I turned the conversation to the Mufti.

"Look here," said El Ansary, "he is of the same blood as Mohammed. He is respected for his many good deeds. I pray for the Mufti in all my prayers to Allah."

I thanked Sheikh el Ansary for his courtesy and according to decorum, wished him long life and the blessings of Allah on him, his family, and his heirs. Bowing, I salaamed by placing my fingertips first to my heart, then to my lips, my forehead. He did the same in token of his respect toward me. "I shall remember you in my prayers to Allah," he said.

Looks like not much has changed in the Muslim proprietors of the Temple Mount in all the intervening years.

3 Comments

Thank you for publishing these excerpts, Sol - they are invaluable historical documents.

For those whose taste runs more to the revisionist historians, writing decades after the event and often from a certain ideological position, even Tom Segev remarks on the huge popularity of the al Husseini clan, and the mourning that accompanied the death of the commander.

It's difficult, reading these accounts, to whitewash the sheer hatred permeating the Arab/Israeli conflict. It's also difficult to see it, then or now, as characteristic of the proverbial "small minority," though it's comforting to hope that this is so, to believe that most really do seek peace and reconciliation. But it's hard to continue believing this when so much evidence points to the contrary.

Such a lack of tolerance and compassion for "the other" would be rightly scorned were it to occur in the West - including Israel - but for some reason the very people who claim to be anti-racist don't have a problem with Palestinian and other Arab/Middle Eastern hatred of the Jews. Nor is there a firm grasp of the fact that this isn't a new phenomenon, the result of "occupation" or war.

Indeed, even when the most vile Iranian speeches are conveyed, reeking with hate and explicit threats, people try to claim that they are just "mistranslated" - this includes a few members of Congress even (shame on them).

Why is this?

Why is there a refusal even to look at facts of history? Worse - are we overlooking a growing tendency to condone this invective here at home, or in Europe?

The other day an anti-AIPAC article was published and enthusiastically received on DU - fortunately the admins disappeared the entire thread, once they figured out that the writer of the piece was a stone racist and anything but left, progressive, Democrat or liberal. But yet - since his target included American Jews, whom he essentially accused of dual loyalty, his verbiage was deemed not only acceptable to post on a Democratic website - but laudatory to several members of DU.

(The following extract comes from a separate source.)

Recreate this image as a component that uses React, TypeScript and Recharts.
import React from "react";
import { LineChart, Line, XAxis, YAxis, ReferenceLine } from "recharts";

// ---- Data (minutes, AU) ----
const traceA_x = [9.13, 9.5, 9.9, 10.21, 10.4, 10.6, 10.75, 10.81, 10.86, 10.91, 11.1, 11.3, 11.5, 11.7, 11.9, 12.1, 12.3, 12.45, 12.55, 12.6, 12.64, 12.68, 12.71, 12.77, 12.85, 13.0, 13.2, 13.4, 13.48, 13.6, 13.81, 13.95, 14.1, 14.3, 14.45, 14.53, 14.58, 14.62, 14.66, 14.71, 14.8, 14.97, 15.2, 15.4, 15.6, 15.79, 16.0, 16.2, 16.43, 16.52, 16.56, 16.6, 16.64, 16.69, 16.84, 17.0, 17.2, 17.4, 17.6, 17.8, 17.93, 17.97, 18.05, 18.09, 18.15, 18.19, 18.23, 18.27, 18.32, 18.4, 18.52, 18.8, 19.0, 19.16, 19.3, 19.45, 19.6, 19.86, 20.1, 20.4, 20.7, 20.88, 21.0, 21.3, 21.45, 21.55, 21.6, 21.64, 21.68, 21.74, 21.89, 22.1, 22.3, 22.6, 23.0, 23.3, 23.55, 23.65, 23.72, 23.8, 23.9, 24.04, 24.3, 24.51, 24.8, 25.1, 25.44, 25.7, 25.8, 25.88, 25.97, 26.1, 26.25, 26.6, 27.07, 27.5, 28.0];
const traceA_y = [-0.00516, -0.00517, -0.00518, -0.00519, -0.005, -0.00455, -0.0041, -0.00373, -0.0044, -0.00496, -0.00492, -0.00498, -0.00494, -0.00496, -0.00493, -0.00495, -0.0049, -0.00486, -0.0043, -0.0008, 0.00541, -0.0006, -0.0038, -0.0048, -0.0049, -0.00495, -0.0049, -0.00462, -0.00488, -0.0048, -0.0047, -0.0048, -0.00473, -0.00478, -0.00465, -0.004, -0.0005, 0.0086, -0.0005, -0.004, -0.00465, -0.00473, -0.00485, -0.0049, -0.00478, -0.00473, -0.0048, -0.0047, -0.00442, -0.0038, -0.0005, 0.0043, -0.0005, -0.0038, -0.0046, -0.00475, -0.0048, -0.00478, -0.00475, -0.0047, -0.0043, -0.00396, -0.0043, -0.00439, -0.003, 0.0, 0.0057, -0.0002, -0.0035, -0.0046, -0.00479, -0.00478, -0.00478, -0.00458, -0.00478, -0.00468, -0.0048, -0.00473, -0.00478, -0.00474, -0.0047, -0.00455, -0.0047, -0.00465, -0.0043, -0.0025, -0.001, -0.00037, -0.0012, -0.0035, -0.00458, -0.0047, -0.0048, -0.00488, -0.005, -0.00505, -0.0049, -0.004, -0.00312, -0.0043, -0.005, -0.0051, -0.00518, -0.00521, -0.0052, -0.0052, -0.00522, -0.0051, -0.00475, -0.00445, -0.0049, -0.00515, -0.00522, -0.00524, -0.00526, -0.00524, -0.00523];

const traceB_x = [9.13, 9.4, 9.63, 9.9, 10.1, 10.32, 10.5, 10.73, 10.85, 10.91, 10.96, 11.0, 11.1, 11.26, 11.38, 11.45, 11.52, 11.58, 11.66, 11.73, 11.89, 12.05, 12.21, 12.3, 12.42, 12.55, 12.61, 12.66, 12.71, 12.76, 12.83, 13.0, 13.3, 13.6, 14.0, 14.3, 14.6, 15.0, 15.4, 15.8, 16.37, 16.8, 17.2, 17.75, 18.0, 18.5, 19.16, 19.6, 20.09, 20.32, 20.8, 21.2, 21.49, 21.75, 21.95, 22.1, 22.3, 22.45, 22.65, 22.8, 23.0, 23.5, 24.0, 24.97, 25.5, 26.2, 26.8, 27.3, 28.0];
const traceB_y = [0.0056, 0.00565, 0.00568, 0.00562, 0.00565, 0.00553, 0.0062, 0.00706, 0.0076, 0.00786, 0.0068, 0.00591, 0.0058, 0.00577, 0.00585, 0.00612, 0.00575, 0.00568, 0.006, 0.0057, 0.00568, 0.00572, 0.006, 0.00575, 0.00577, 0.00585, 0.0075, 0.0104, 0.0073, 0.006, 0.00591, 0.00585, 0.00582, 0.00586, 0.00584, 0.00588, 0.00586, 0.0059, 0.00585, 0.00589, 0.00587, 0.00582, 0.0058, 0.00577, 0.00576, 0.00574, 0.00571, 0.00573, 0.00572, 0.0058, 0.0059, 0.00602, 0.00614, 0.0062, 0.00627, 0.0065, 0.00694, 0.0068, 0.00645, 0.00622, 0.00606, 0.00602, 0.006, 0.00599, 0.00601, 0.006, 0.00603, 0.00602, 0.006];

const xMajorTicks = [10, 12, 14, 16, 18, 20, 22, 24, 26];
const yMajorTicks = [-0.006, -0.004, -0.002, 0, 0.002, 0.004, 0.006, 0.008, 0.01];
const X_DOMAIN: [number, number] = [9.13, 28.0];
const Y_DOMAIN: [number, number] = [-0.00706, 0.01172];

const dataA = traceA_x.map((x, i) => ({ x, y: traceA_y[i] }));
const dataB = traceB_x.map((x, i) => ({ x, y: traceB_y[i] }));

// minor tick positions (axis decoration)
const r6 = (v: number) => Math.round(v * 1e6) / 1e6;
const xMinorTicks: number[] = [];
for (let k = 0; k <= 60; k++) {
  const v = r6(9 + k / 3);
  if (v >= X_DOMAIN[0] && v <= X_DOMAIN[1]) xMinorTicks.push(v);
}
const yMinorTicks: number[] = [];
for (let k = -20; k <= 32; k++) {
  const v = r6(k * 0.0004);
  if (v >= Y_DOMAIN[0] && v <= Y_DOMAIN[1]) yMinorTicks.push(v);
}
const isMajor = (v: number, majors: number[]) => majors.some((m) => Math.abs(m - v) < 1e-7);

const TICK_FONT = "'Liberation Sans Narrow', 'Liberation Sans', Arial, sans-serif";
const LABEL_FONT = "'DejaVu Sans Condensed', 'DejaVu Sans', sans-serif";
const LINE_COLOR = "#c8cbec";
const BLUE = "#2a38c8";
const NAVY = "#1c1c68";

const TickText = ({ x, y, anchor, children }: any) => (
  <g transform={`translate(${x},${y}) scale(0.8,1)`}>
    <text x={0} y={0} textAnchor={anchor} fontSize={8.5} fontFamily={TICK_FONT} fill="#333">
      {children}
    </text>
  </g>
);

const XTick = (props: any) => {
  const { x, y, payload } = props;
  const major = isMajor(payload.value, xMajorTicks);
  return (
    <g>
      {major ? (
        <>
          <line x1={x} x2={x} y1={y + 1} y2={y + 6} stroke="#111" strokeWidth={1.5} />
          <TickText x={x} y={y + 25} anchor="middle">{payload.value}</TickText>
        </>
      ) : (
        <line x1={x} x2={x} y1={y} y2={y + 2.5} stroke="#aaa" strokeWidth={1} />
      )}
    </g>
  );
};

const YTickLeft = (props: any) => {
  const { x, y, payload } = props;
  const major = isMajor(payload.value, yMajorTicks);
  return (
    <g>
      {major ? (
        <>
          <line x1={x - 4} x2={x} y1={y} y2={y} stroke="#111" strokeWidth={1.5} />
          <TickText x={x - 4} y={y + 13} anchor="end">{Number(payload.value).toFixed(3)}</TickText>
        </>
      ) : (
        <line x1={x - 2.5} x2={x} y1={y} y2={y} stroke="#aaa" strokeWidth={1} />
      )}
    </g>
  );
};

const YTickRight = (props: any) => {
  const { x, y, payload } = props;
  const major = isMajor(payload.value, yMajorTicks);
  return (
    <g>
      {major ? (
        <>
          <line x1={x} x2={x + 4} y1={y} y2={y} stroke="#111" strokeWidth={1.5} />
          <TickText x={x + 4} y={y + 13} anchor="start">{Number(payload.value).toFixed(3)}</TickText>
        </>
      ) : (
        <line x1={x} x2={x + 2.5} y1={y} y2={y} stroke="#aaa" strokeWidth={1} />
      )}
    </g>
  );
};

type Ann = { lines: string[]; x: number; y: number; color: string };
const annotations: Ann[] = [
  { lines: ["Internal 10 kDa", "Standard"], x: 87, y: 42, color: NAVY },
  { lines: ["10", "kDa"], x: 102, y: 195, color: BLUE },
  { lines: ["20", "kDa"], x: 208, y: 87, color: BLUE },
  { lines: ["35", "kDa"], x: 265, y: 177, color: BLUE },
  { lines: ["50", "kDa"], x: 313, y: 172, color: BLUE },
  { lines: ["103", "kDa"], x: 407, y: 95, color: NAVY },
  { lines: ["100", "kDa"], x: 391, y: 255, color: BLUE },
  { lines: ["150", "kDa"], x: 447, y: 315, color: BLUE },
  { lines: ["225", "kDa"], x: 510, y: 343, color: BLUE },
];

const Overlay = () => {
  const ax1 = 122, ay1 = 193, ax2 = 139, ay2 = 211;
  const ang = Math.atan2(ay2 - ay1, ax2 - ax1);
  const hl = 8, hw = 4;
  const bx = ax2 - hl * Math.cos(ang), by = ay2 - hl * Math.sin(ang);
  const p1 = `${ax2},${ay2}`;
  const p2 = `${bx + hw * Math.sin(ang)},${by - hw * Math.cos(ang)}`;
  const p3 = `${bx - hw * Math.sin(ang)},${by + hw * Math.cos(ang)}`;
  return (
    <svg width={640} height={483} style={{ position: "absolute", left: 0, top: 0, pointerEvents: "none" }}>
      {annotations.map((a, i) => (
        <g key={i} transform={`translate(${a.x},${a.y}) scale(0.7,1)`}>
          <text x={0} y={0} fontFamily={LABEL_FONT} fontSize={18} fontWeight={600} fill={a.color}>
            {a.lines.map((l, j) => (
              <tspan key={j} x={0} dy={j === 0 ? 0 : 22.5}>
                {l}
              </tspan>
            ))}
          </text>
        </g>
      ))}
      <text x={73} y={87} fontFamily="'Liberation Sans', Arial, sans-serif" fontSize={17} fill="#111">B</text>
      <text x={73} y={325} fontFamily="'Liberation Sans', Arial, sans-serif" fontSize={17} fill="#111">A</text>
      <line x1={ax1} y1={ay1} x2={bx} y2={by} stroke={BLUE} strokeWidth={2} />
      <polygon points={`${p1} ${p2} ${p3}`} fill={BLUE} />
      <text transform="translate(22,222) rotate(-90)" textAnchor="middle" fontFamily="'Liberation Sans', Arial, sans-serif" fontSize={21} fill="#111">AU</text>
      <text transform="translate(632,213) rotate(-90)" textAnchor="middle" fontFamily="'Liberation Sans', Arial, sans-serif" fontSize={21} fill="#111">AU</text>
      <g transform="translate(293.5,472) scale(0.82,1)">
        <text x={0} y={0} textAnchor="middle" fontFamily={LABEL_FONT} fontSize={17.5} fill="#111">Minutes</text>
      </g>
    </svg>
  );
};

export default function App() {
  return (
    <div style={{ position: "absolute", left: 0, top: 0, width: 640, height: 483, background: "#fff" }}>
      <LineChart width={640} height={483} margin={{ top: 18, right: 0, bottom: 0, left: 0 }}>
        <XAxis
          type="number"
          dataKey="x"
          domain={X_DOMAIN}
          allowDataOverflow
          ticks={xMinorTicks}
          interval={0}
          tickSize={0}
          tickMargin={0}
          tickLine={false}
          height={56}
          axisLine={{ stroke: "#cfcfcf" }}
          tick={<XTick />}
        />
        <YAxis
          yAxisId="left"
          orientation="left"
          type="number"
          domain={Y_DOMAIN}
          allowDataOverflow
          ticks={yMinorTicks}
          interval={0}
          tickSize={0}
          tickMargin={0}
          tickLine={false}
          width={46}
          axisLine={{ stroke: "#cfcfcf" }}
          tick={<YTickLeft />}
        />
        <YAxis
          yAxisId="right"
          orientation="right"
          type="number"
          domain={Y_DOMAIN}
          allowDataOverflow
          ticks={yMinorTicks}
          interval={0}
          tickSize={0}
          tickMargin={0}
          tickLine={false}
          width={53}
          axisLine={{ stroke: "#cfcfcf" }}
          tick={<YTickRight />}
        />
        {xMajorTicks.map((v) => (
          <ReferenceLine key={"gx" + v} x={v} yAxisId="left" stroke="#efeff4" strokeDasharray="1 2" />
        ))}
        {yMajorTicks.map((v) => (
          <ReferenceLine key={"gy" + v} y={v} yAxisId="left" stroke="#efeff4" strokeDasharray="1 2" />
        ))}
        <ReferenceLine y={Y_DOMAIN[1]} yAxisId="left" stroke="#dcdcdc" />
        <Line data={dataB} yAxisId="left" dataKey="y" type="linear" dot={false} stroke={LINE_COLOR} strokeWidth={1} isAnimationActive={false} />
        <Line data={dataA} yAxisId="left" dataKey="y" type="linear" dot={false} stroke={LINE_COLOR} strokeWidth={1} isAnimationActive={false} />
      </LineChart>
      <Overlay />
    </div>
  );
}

I find that appalling. And unfortunately it's but one example of the phenomenon. Shockingly it even permeates groups who should be fighting it tooth and nail, as they too belong to minorities and/or immigrant communities. I don't get it.

The one small hope I have is that people will read and study works like this, that with knowledge perhaps they will soften their hearts and open their minds.

The following quote states why "the very people who claim to be anti-racist don't have a problem with Palestinian and other Arab/Middle Eastern hatred of the Jews" are not shy about owning to the bias:

"To put the matter as starkly as possible: from the standpoint of Marxism and international socialism an illiterate, conservative, superstitious Muslim Palestinian peasant who supports Hamas is more progressive than an educated liberal atheist Israeli who supports Zionism (even critically)."

[link]http://www.isj.org.uk/index.php4?id=456&issue=119[/link]

I'm glad you enjoy these. I agree they are very valuable testimonials.